By: Jennifer Leaver
Note: The opinions expressed are those of the author alone and do not reflect an institutional position of the Gardner Institute. We hope the opinions shared contribute to the marketplace of ideas and help people as they formulate their own INFORMED DECISIONS™.
Out this week, the Gardner Institute’s Travel and Tourism Industry report shows Utah’s eighth largest industry continues to hold strong, despite shifting trends. In 2018, Utah visitors directly spent a record $9.75 billion in the Utah economy—a 6.5% increase from the previous year. This spending supported 136,000 Utah jobs and generated $1.28 billion in total tax revenue.
Travel and Tourism–Generated Tax Revenue, 2018
Source: Kem C. Gardner Policy Institute analysis of
U.S. Travel Association and Utah State Tax Commission Data
Utah’s ski resorts, state parks, and national parks all experienced record visitation in 2018. The state’s 2018–2019 ski season, which delivered abundant powder right through spring, drew an unprecedented number of skiers and snowboarders to Utah’s slopes, generating a record $1.3 billion in skier/snowboarder spending. Likewise, Utah’s state parks reported 6.7 million visits in fiscal year 2018, up 17.9% from fiscal year 2017; and Utah’s national park visitation reached its highest level ever at 10.6 million visits.
However, not everything travel and tourism–related set a record in 2018. Utah’s national places experienced a 6.2% year-over-year decline in visitation. Overall international visitor spending was down slightly and year-over-year spending by Chinese visitors (Utah’s second largest international market) declined 5.6%, or by $7.8 million. Utah’s average annual hotel occupancy rate decreased from 65.3% in 2017 to 64.1% in 2018, while average daily hotel room rates remained flat.
So, what’s behind this increase in Utah visitation and spending, but deceleration and decline in certain aspects of Utah’s travel and tourism economy? For one, there has been a marketing shift away from Utah’s popular Mighty 5® national parks and towards Utah’s less-visited, but equally stunning, state parks. In 2016, the Utah Office of Tourism launched its “Road to Mighty” ad campaign to encourage visitors to explore places along the way and in-between Utah’s national parks.
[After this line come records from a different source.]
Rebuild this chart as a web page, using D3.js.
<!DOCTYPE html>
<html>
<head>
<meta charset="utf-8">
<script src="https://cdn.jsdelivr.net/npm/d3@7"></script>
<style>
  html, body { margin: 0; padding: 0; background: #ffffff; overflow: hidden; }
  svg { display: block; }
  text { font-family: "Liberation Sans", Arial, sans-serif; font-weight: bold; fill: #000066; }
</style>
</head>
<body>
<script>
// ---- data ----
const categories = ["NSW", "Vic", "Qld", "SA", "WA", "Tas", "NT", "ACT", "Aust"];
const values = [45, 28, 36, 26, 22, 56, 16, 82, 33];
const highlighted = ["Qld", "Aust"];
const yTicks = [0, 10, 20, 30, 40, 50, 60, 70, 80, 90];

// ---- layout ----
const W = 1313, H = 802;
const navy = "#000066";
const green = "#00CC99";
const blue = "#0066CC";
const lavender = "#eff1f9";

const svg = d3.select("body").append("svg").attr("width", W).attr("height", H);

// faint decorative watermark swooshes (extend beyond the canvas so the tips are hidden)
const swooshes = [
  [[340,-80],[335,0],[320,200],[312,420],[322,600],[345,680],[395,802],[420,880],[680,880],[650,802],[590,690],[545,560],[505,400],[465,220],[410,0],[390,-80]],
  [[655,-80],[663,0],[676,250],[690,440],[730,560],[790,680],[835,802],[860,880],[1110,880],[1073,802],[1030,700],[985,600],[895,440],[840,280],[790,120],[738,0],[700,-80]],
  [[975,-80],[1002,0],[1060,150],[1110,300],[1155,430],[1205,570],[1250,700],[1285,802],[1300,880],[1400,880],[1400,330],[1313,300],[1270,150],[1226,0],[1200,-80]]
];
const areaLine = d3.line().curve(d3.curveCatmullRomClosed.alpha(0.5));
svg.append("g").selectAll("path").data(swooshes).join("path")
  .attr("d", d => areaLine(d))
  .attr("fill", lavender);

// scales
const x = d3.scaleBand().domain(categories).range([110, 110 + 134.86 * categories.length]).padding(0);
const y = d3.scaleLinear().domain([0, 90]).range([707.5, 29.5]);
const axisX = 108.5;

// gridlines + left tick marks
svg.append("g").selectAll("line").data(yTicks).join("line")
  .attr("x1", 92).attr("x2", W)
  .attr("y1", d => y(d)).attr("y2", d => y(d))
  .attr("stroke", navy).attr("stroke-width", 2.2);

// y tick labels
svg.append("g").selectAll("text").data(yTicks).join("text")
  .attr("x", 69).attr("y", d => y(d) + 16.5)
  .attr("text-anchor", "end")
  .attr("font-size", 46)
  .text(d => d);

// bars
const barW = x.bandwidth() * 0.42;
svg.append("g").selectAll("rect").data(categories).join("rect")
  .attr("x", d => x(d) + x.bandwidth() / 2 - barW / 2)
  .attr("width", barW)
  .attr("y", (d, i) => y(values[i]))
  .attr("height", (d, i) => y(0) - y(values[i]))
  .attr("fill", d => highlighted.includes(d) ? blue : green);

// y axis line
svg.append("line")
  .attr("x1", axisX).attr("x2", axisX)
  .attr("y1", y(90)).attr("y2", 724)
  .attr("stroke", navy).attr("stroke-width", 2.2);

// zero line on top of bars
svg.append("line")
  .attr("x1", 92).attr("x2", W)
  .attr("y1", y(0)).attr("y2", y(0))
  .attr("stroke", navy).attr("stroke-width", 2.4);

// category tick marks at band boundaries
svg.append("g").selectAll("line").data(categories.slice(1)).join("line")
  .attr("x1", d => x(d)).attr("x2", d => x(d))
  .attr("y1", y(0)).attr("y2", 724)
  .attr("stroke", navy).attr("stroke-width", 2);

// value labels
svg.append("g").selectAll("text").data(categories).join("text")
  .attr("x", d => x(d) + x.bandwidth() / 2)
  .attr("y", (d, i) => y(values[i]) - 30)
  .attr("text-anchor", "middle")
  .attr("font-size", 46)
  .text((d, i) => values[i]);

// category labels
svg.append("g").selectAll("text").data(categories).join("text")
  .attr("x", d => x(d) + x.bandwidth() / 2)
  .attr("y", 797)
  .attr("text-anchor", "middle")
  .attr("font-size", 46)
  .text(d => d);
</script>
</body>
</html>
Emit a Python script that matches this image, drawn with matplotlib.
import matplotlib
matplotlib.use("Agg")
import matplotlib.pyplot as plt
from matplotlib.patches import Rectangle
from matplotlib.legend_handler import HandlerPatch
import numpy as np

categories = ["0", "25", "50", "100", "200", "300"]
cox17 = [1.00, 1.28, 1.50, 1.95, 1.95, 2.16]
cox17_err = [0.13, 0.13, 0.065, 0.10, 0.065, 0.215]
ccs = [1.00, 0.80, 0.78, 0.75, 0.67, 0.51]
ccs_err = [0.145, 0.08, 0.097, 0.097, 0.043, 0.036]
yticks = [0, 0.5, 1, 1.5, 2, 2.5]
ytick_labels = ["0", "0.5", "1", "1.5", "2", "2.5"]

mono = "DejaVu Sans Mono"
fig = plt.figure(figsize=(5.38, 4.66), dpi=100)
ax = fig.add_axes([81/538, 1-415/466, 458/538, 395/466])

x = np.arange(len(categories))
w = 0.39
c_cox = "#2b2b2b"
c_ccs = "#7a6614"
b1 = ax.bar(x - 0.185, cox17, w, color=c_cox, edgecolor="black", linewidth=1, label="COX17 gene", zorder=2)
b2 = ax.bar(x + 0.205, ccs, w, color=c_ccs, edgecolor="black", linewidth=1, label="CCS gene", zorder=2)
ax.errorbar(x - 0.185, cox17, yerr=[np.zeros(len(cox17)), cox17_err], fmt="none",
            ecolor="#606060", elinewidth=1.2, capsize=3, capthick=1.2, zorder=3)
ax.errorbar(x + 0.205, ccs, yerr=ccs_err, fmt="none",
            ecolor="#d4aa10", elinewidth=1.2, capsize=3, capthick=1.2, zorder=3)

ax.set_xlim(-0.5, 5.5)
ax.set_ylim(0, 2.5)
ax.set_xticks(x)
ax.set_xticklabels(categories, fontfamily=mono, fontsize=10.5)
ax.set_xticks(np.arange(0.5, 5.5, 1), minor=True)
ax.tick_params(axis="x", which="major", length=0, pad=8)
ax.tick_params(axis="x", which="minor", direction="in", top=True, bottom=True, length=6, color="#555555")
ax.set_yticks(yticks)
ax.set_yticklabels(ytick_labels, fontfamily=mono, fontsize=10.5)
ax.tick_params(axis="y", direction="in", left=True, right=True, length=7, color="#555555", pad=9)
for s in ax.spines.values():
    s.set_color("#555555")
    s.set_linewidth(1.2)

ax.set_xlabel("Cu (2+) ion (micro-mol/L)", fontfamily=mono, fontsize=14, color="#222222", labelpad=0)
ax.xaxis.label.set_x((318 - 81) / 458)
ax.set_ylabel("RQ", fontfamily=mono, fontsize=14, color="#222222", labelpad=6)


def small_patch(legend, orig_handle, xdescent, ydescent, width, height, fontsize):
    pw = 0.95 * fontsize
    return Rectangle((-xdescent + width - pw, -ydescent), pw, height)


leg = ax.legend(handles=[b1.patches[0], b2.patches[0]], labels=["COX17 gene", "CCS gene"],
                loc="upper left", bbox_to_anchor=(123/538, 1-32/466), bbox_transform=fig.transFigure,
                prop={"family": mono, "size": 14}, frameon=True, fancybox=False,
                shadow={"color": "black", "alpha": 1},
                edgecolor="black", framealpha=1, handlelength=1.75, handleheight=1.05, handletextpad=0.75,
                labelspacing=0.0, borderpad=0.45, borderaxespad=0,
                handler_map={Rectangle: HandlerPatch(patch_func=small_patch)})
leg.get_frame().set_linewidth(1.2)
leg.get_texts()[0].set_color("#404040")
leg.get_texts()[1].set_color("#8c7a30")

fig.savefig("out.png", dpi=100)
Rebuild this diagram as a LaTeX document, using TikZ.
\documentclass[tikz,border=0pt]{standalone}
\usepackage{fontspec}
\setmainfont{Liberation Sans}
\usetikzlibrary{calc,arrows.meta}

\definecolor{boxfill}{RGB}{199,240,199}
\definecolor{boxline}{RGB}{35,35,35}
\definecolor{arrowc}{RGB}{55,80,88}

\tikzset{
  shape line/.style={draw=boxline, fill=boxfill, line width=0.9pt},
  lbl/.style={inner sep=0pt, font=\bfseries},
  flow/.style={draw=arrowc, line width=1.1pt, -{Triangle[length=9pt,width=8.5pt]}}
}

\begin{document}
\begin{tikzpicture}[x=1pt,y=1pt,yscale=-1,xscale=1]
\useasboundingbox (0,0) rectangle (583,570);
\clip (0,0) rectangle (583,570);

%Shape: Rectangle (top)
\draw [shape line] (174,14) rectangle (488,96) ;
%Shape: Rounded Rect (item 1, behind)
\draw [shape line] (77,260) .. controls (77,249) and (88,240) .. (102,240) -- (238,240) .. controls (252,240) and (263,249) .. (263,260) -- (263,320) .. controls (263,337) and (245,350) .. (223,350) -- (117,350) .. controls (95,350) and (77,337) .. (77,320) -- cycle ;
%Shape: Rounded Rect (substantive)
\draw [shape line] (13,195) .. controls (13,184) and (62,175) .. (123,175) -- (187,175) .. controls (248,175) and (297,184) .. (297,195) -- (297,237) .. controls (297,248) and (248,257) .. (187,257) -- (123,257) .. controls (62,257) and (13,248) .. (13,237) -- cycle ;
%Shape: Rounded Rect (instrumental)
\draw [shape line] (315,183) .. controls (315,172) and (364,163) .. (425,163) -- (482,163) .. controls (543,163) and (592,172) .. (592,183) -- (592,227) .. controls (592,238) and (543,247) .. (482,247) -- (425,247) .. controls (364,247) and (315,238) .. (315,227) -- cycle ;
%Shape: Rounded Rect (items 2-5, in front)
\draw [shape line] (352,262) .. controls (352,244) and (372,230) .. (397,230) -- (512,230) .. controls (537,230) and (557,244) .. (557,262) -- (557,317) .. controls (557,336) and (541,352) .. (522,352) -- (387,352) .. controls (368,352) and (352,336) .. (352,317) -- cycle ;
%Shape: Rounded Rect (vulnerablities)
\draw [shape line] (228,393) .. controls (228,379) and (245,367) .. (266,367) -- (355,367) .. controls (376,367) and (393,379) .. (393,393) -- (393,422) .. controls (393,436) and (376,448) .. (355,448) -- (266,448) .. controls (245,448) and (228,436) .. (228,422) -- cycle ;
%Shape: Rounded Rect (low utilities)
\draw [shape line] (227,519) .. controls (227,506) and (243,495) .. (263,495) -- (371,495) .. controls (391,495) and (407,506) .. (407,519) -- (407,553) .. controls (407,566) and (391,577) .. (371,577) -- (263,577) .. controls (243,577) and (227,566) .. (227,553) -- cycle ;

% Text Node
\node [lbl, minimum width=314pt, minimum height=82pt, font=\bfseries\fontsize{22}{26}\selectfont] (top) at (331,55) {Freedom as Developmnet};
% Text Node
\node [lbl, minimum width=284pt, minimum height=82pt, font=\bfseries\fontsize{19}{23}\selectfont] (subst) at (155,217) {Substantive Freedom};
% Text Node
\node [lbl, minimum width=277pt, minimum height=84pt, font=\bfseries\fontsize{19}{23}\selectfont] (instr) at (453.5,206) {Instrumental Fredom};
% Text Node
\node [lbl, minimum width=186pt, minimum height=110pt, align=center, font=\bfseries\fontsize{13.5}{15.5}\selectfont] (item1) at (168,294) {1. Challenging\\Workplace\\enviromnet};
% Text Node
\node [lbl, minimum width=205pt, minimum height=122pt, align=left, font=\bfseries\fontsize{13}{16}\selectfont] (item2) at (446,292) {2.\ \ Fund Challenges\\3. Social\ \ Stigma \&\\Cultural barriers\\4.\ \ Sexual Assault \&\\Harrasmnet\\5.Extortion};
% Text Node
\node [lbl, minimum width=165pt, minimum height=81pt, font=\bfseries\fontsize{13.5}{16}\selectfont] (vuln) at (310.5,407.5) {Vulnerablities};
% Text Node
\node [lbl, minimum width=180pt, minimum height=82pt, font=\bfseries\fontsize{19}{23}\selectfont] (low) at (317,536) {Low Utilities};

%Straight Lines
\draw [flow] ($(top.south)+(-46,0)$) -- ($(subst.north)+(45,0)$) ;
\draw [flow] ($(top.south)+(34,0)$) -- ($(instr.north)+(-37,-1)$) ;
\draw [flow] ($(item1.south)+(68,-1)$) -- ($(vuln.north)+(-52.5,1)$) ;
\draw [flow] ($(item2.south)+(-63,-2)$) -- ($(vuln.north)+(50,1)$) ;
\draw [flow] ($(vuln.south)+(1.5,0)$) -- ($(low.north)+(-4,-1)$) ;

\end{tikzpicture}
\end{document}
Data over the past four years show that state park visitation has been increasing faster than national park visitation.
Annual Change in Park Visitation
Second, a decline in Chinese visitation and spending was generally attributable to geopolitics and, more specifically, to tenuous U.S.–China relations. Recently, Beijing has issued several U.S. travel warnings to its citizens, including messaging about American gun violence and U.S. law enforcement harassment. In addition, U.S. travel visa rejection rates for Chinese travelers have doubled from 2013 (8.5%) to 2018 (17%).
Finally, supply vs. demand contributed to Utah’s less-than-stellar hotel performance in 2018. There were more hotels in 2018 vs. 2017 and an increasing supply of short-term rentals (vs. hotels). Thus, even though visitation and overnight accommodations demand increased in 2018, Utah’s supply grew faster.
However, regardless of national park visitation deceleration, international visitor spending declines, and temperate hotel performance measures, Utah’s visitor economy continues to grow. Compared with the first half of 2018, county transient room tax revenue collected during the first half of 2019 was up 3.9%, taxable leisure and hospitality sales increased by 6.1%, and state park visitation grew 14%.
Jennifer Leaver is the senior tourism analyst at the Kem C. Gardner Policy Institute.
 Bears Ears NM and Flaming Gorge NRA not included.